Methinks there's actually two questions hidden in there.
Does Splunk finish a search before firing an alert?
Certainly. Else anything triggering for "some count is safe over some threshold" would always fire prematurely.
What happens when indexing is delayed?
The search finishes, but doesn't consider events that haven't been indexed yet - here you can get "false" positives.
The key is to not search from e.g.
now but rather to allow for indexing delay depending on your environment. If for example you know that you get a minute of delay you could move your search back two minutes to be safe and run it from
-2m@m. That way you still have your five-minute windows, but don't get affected by indexing delays.
To debug time ranges that did trigger a false positive, run the search manually at a later time.
If that search result would not trigger, roll back the reporting and look at the
_indextime hidden field for the events used to calculate your trigger value. Check if some events were indexed after the alert was originally run.
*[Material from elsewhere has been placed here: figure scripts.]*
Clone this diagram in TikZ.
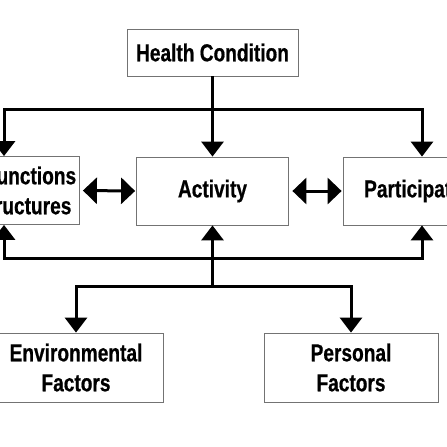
\documentclass[tikz,border=0pt]{standalone}
\usepackage{fontspec}
\setmainfont{Liberation Sans}[FakeStretch=0.78,BoldFeatures={FakeBold=0.6}]
\usetikzlibrary{arrows.meta}
\begin{document}
\begin{tikzpicture}[x=1pt,y=-1pt,
  box/.style={draw=black!55,line width=0.8pt,inner sep=0pt,align=center,
    font=\fontsize{24.5}{30}\selectfont\bfseries},
  conn/.style={line width=3pt,-{Triangle[width=22pt,length=15pt,fill=black]}},
  dconn/.style={line width=3pt,{Triangle[width=26pt,length=14pt,fill=black]}-{Triangle[width=26pt,length=14pt,fill=black]},shorten <=3.5pt,shorten >=1pt}]
\useasboundingbox (0,0) rectangle (447,447);
\node[box,minimum width=171pt,minimum height=47pt] (hc) at (212.5,52.5) {Health Condition};
\node[box,minimum width=150pt,minimum height=68pt] (body) at (4,190.5) {Body Functions\\and Structures};
\node[box,minimum width=152pt,minimum height=68pt] (act) at (212.5,191) {Activity};
\node[box,minimum width=158pt,minimum height=68pt] (part) at (422,191) {Participation};
\node[box,minimum width=174pt,minimum height=69pt] (env) at (76,367.5) {Environmental\\Factors};
\node[box,minimum width=174pt,minimum height=69pt] (pers) at (351,367.5) {Personal\\Factors};
\coordinate (top) at (212.5,109);
\coordinate (b1) at (212.5,258);
\coordinate (b2) at (212.5,286);
\draw[line width=3pt] (hc.south) -- (top);
\draw[conn] (top) -- (act.north);
\draw[conn] (top) -| (body.north);
\draw[conn] (top) -| (part.north);
\draw[conn] (b2) -- (act.south);
\draw[conn] (b1) -| (body.south);
\draw[conn] (b1) -| (part.south);
\draw[conn] (b2) -| (env.north);
\draw[conn] (b2) -| (pers.north);
\draw[dconn] (body.east) -- (act.west);
\draw[dconn] (act.east) -- (part.west);
\end{tikzpicture}
\end{document}
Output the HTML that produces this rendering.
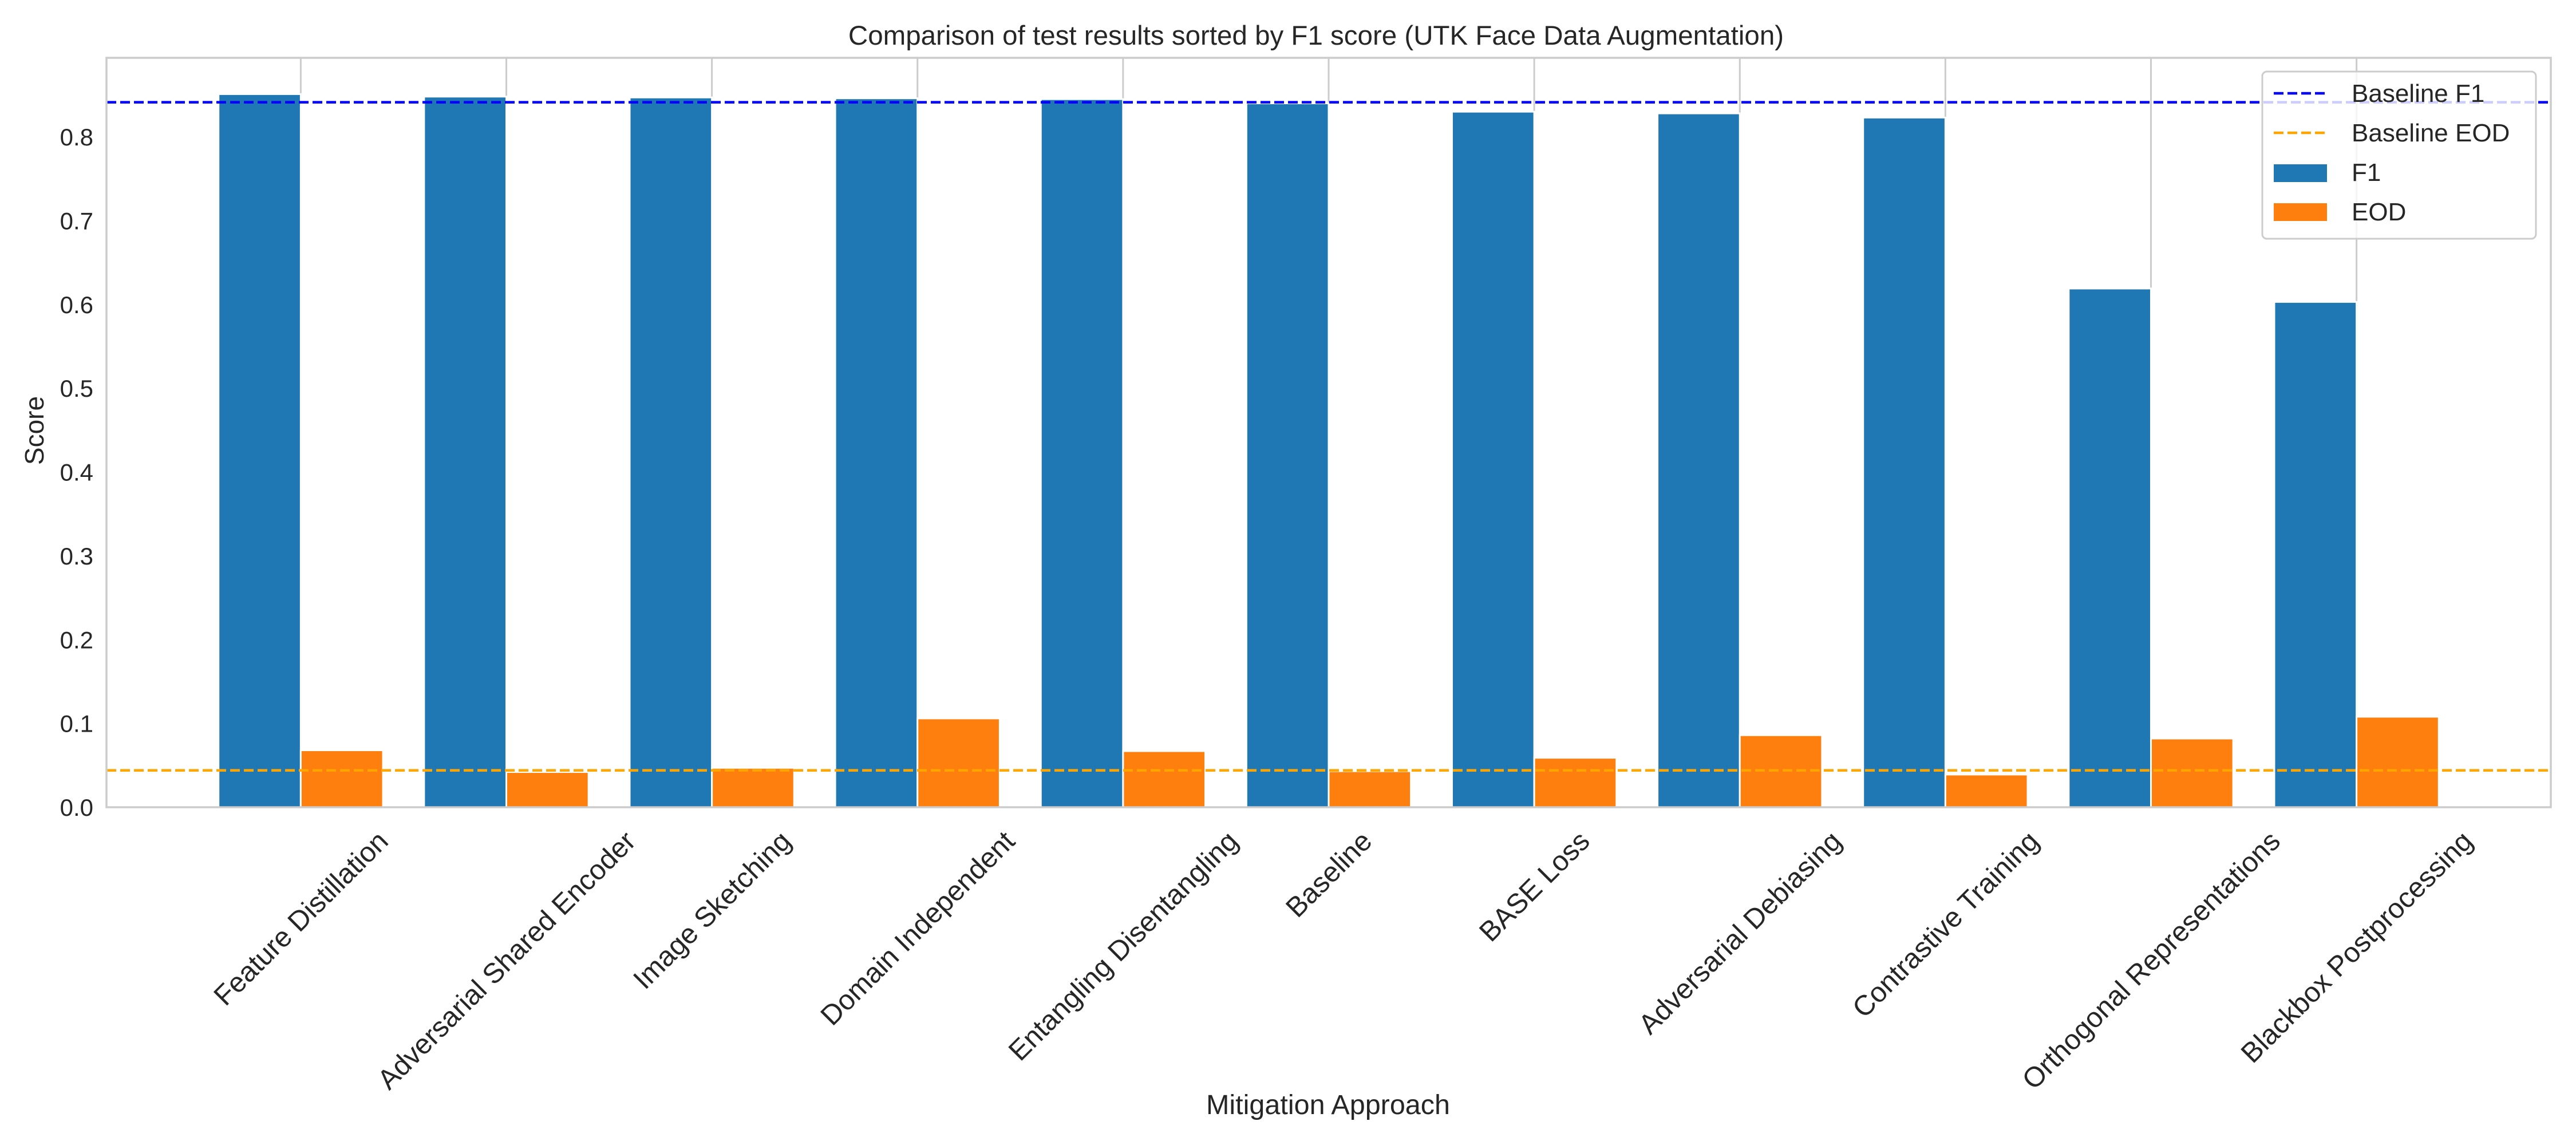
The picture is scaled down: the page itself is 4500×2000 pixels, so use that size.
<!DOCTYPE html>
<html><head><meta charset="utf-8"><style>
html,body{margin:0;padding:0;background:#fff;}
svg{display:block;font-family:"Liberation Sans",Arial,sans-serif;}
</style></head><body>
<svg id="chart" width="4500" height="2000" viewBox="0 0 4500 2000" xmlns="http://www.w3.org/2000/svg">
<rect x="0" y="0" width="4500" height="2000" fill="#fff"/>
<text x="2299" y="78" text-anchor="middle" font-size="47.5" fill="#262626">Comparison of test results sorted by F1 score (UTK Face Data Augmentation)</text>
<g id="grid"></g>
<g id="bars"></g>
<g id="refs"></g>
<rect x="186" y="101" width="4270" height="1309" fill="none" stroke="#cccccc" stroke-width="3.5"/>
<g id="yticks"></g>
<g id="xticks"></g>
<text x="0" y="0" transform="translate(76,752) rotate(-90)" text-anchor="middle" font-size="46" fill="#262626">Score</text>
<text x="2320" y="1946" text-anchor="middle" font-size="48.5" fill="#262626">Mitigation Approach</text>
<g>
  <rect x="3952" y="125" width="478" height="292" rx="8" fill="#fff" fill-opacity="0.8" stroke="#cccccc" stroke-width="3"/>
  <line x1="3972" y1="163" x2="4068" y2="163" stroke="#0000ff" stroke-width="4.5" stroke-dasharray="17,7"/>
  <text x="4108" y="178" font-size="44" fill="#262626">Baseline F1</text>
  <line x1="3972" y1="232" x2="4068" y2="232" stroke="#ffa500" stroke-width="4.5" stroke-dasharray="17,7"/>
  <text x="4108" y="247" font-size="44" fill="#262626">Baseline EOD</text>
  <rect x="3972" y="287" width="93" height="31" fill="#1f77b4"/>
  <text x="4108" y="316" font-size="44" fill="#262626">F1</text>
  <rect x="3972" y="355" width="93" height="31" fill="#ff7f0e"/>
  <text x="4108" y="385" font-size="44" fill="#262626">EOD</text>
</g>
</svg>
<script>
const categories = ["Feature Distillation","Adversarial Shared Encoder","Image Sketching","Domain Independent","Entangling Disentangling","Baseline","BASE Loss","Adversarial Debiasing","Contrastive Training","Orthogonal Representations","Blackbox Postprocessing"];
const f1Values = [0.851,0.848,0.847,0.846,0.845,0.840,0.830,0.828,0.823,0.619,0.603];
const eodValues = [0.068,0.042,0.047,0.106,0.067,0.043,0.059,0.086,0.039,0.082,0.108];
const baselineF1 = 0.8413;
const baselineEOD = 0.044;
const yTicks = [0.0,0.1,0.2,0.3,0.4,0.5,0.6,0.7,0.8];
const yTickLabels = ["0.0","0.1","0.2","0.3","0.4","0.5","0.6","0.7","0.8"];

const NS = "http://www.w3.org/2000/svg";
const L = 186, R = 4456, T = 101, B = 1410;
const yMin = 0, yMax = 0.8943;
const xMin = -0.945, xMax = 10.945;
function xs(v){ return L + (v - xMin) / (xMax - xMin) * (R - L); }
function ys(v){ return B - (v - yMin) / (yMax - yMin) * (B - T); }
function mk(tag, attrs){ const e = document.createElementNS(NS, tag); for (const k in attrs) e.setAttribute(k, attrs[k]); return e; }

const grid = document.getElementById('grid');
const bars = document.getElementById('bars');
const refs = document.getElementById('refs');
const yt = document.getElementById('yticks');
const xt = document.getElementById('xticks');
const bw = 0.4;

categories.forEach((c, i) => {
  const gl = mk('line', {x1: xs(i), x2: xs(i), y1: T, y2: B, stroke: '#cccccc', 'stroke-width': 3});
  
  
  grid.appendChild(gl);

  const x0 = xs(i - bw), x1 = xs(i), x2 = xs(i + bw);
  const b1 = mk('rect', {x: x0, y: ys(f1Values[i]), width: x1 - x0, height: ys(0) - ys(f1Values[i]), fill: '#1f77b4', stroke: '#fff', 'stroke-width': 3});
  
  
  bars.appendChild(b1);
  const b2 = mk('rect', {x: x1, y: ys(eodValues[i]), width: x2 - x1, height: ys(0) - ys(eodValues[i]), fill: '#ff7f0e', stroke: '#fff', 'stroke-width': 3});
  
  
  bars.appendChild(b2);

  const t = mk('text', {'font-size': 49, fill: '#262626', 'text-anchor': 'middle'});
  t.textContent = c;
  
  
  xt.appendChild(t);
  const w = t.getComputedTextLength();
  const h = 49;
  const half = (w + h) * Math.SQRT1_2 / 2;
  const cx = xs(i), cy = 1443 + half;
  t.setAttribute('x', 0);
  t.setAttribute('y', 17);
  t.setAttribute('transform', 'translate(' + cx + ',' + cy + ') rotate(-45)');
});

const lf = mk('line', {x1: L, x2: R, y1: ys(baselineF1), y2: ys(baselineF1), stroke: '#0000ff', 'stroke-width': 4.5, 'stroke-dasharray': '17,7'});


refs.appendChild(lf);
const le = mk('line', {x1: L, x2: R, y1: ys(baselineEOD), y2: ys(baselineEOD), stroke: '#ffa500', 'stroke-width': 4.5, 'stroke-dasharray': '17,7'});


refs.appendChild(le);

yTicks.forEach((v, i) => {
  const t = mk('text', {x: 163, y: ys(v) + 15, 'font-size': 42, fill: '#262626', 'text-anchor': 'end'});
  t.textContent = yTickLabels[i];
  
  
  yt.appendChild(t);
});
</script>
</body></html>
Skimming through the relevant docs page at http://docs.splunk.com/Documentation/Splunk/6.1.3/Alert/Definescheduledalerts I don't see it explicitly say "the alert is triggered after the search has finished", but the example given (alert if count of purchases yesterday is less than 500) would trigger false positives every time if that weren't the case due to the count not yet being 500 in the previewed search results.
Right. I too skimmed it, but couldn't find anything. The problem is that we pipe the results the search command and do the count filtering there. For just a fraction of a second, we get results that would trigger an alert before the count is met and the result(s) disappear... Im concerned that an alert is triggered for that small window....
The key is to not search from e.g. -5m@m to now but rather to allow for indexing delay depending on your environment. If for example you know that you get a minute of delay you could move your search back two minutes to be safe and run it from -7m@m to -2m@m.
We already do that 😉
As for logic around Splunk finishing a search, I'm kinda looking for a 'chapter and verse' kind of confirmation. Is there somewhere in the docs that can absolutely confirm this? (I agree that is would be a poor tool if it didn't, but direct confirmation is always desirable)